The new found voice of the Israeli left may represent a last hope for peace, writes Ibrahim Nafie
http://weekly.ahram.org.eg/2003/662/op1.htm The Geneva Agreement, reached by prominent Palestinian and Israeli political and intellectual figures outside official channels, has sparked heated controversy in Israel. It appears that the Israeli left is awaking from years of slumber since the aborted Camp David II talks, and the right is not taking this lying down.
The very fact that two groups of Arabs and Israelis could get together and hammer out an agreement of this sort has delivered a powerful blow to the many spurious claims of the Israeli right.
The ripples that are finally moving the stagnant waters of the Israeli left bring to mind the climate that prevailed in Israel at the time of the signing of the Oslo Accords. Then, too, opinion was sharply divided over how to handle the Arab- Israeli conflict. But, just as it seemed the controversy was to be settled in favour of the camp advocating a peaceful settlement a member of the extreme right stepped forward to assassinate Rabin. As of 4 November 1995 the peace process effectively ground to a halt, in tandem with the rising fortunes of the political right in Israel and the rightward shift of the traditional left. 11 September 2001 gave impetus to this trend, to the extent that it seemed that there were no dissident voices left in Israel to counter right-wing bellicosity. Even Labour, under Barak and then Ben Eliezar, began to sound like another mouthpiece for Likud.

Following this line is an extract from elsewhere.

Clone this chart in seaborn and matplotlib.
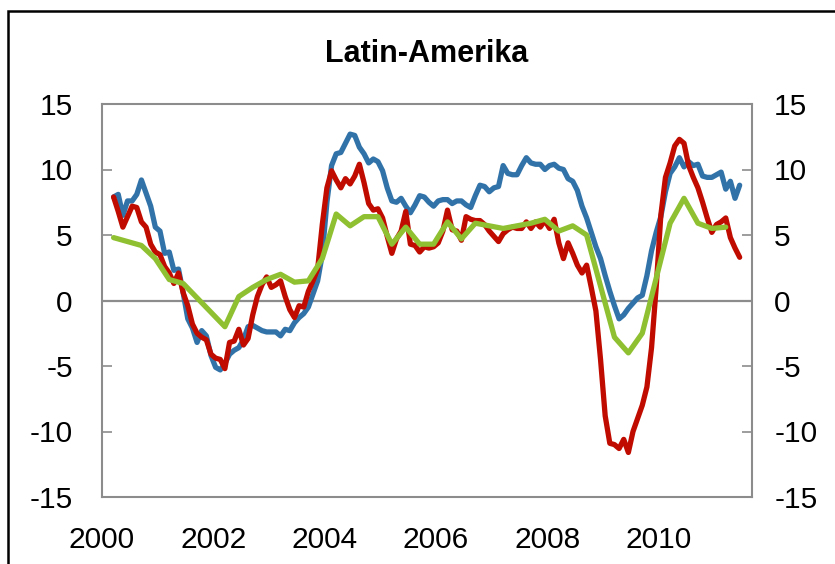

Recently, however, such figures as Yossi Beilin and General Amram Mitzna have surfaced to reassert the principles they feel their party had betrayed. Beilin, who had left Labour in order to found a new movement, and Mitzna, forced to resign as Labour leader for being "too moderate," were two of the architects of the Geneva Agreement. They, along with their fellow participants in this effort, have inspired peace activists to action against a government that is relentlessly pushing the region ever closer to the brink of war.